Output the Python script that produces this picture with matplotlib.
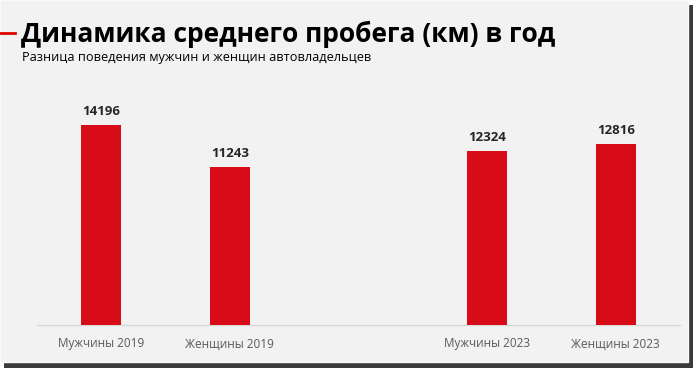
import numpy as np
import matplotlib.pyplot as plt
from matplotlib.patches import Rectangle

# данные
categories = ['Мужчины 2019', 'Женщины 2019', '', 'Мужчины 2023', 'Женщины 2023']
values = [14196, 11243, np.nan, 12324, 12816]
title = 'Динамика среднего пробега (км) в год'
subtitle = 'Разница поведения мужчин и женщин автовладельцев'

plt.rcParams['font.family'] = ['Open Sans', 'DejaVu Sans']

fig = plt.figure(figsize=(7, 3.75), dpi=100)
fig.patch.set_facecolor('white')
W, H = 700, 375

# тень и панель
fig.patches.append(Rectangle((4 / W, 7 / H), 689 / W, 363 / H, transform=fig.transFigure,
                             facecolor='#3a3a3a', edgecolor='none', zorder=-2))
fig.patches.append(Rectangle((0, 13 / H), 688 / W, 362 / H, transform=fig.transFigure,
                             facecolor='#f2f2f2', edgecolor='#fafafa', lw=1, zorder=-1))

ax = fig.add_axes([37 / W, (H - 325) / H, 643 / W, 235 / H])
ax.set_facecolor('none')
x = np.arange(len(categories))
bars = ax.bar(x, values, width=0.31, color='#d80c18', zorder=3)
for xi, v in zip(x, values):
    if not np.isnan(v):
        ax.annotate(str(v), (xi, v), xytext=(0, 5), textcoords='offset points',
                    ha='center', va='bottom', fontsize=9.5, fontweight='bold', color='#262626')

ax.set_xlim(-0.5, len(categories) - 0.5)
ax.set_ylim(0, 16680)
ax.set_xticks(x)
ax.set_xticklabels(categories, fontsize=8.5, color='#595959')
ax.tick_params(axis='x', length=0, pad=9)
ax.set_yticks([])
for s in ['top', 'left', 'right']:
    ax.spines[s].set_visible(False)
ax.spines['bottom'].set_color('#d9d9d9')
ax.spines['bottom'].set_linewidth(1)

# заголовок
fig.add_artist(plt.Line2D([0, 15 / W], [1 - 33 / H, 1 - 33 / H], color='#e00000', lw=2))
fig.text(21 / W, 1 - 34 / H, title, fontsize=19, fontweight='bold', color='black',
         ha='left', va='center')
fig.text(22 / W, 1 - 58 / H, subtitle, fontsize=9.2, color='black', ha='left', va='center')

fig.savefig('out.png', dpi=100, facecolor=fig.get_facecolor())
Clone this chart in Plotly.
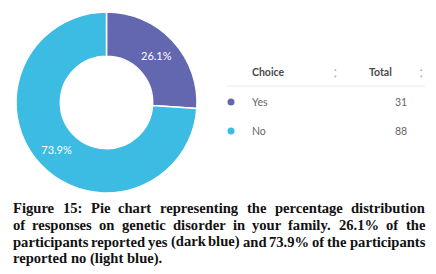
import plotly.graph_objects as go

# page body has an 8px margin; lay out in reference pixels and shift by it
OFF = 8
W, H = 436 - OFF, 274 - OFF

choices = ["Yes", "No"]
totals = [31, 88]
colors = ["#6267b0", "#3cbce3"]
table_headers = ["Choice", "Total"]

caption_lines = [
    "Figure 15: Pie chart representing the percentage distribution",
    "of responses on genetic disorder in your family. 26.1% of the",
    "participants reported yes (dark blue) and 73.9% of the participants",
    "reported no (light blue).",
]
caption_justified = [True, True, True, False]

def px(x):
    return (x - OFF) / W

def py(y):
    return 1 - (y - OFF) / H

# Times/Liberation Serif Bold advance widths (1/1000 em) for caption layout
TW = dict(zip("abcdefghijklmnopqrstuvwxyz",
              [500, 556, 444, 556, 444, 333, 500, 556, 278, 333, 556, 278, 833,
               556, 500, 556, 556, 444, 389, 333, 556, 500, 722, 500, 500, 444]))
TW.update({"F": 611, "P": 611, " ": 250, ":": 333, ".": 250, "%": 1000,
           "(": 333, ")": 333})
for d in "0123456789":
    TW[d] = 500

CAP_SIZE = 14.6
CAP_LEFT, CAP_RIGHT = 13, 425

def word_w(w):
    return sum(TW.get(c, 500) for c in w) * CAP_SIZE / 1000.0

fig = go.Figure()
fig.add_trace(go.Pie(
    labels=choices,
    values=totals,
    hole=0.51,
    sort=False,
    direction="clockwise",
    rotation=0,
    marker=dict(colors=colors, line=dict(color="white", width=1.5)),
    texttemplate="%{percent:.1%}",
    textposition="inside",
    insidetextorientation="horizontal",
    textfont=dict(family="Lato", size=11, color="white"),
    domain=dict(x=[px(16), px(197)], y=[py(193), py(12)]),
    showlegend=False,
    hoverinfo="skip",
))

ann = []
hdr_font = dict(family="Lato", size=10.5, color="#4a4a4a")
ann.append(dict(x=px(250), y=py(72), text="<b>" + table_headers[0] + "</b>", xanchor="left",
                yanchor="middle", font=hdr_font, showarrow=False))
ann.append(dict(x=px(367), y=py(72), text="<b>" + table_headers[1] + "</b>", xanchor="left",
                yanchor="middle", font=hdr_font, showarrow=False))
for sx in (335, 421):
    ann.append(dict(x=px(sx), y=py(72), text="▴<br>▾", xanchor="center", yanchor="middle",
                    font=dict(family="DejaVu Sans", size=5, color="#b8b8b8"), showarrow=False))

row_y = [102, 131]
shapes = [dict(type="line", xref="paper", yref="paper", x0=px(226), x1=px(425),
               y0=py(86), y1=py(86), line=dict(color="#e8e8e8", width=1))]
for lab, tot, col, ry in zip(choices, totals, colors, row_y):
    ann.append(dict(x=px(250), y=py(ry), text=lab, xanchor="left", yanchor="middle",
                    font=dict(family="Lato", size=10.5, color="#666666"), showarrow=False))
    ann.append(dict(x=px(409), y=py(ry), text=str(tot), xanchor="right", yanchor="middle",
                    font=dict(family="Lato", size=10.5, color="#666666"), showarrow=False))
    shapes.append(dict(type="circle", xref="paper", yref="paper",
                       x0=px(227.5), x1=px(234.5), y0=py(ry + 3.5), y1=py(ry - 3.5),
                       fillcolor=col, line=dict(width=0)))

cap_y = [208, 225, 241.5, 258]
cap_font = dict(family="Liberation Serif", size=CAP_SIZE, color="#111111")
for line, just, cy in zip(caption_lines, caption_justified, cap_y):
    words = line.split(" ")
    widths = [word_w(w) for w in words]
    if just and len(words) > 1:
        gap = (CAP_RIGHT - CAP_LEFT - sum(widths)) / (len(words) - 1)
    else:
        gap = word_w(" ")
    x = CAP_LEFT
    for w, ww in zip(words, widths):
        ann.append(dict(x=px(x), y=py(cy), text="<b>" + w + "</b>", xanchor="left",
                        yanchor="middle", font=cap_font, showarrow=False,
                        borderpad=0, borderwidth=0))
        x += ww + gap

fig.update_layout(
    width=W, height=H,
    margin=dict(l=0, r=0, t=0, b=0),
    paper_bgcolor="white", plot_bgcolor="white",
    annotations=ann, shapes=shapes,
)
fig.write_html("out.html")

-------

### TASK DIRECTIONS
Exactly the lines from the one with "Clone this chart in Plotly." through the one with "TW[d] = 500" are to be reproduced, and no pictures with them.

### CORRECT ANSWER
Clone this chart in Plotly.
import plotly.graph_objects as go

# page body has an 8px margin; lay out in reference pixels and shift by it
OFF = 8
W, H = 436 - OFF, 274 - OFF

choices = ["Yes", "No"]
totals = [31, 88]
colors = ["#6267b0", "#3cbce3"]
table_headers = ["Choice", "Total"]

caption_lines = [
    "Figure 15: Pie chart representing the percentage distribution",
    "of responses on genetic disorder in your family. 26.1% of the",
    "participants reported yes (dark blue) and 73.9% of the participants",
    "reported no (light blue).",
]
caption_justified = [True, True, True, False]

def px(x):
    return (x - OFF) / W

def py(y):
    return 1 - (y - OFF) / H

# Times/Liberation Serif Bold advance widths (1/1000 em) for caption layout
TW = dict(zip("abcdefghijklmnopqrstuvwxyz",
              [500, 556, 444, 556, 444, 333, 500, 556, 278, 333, 556, 278, 833,
               556, 500, 556, 556, 444, 389, 333, 556, 500, 722, 500, 500, 444]))
TW.update({"F": 611, "P": 611, " ": 250, ":": 333, ".": 250, "%": 1000,
           "(": 333, ")": 333})
for d in "0123456789":
    TW[d] = 500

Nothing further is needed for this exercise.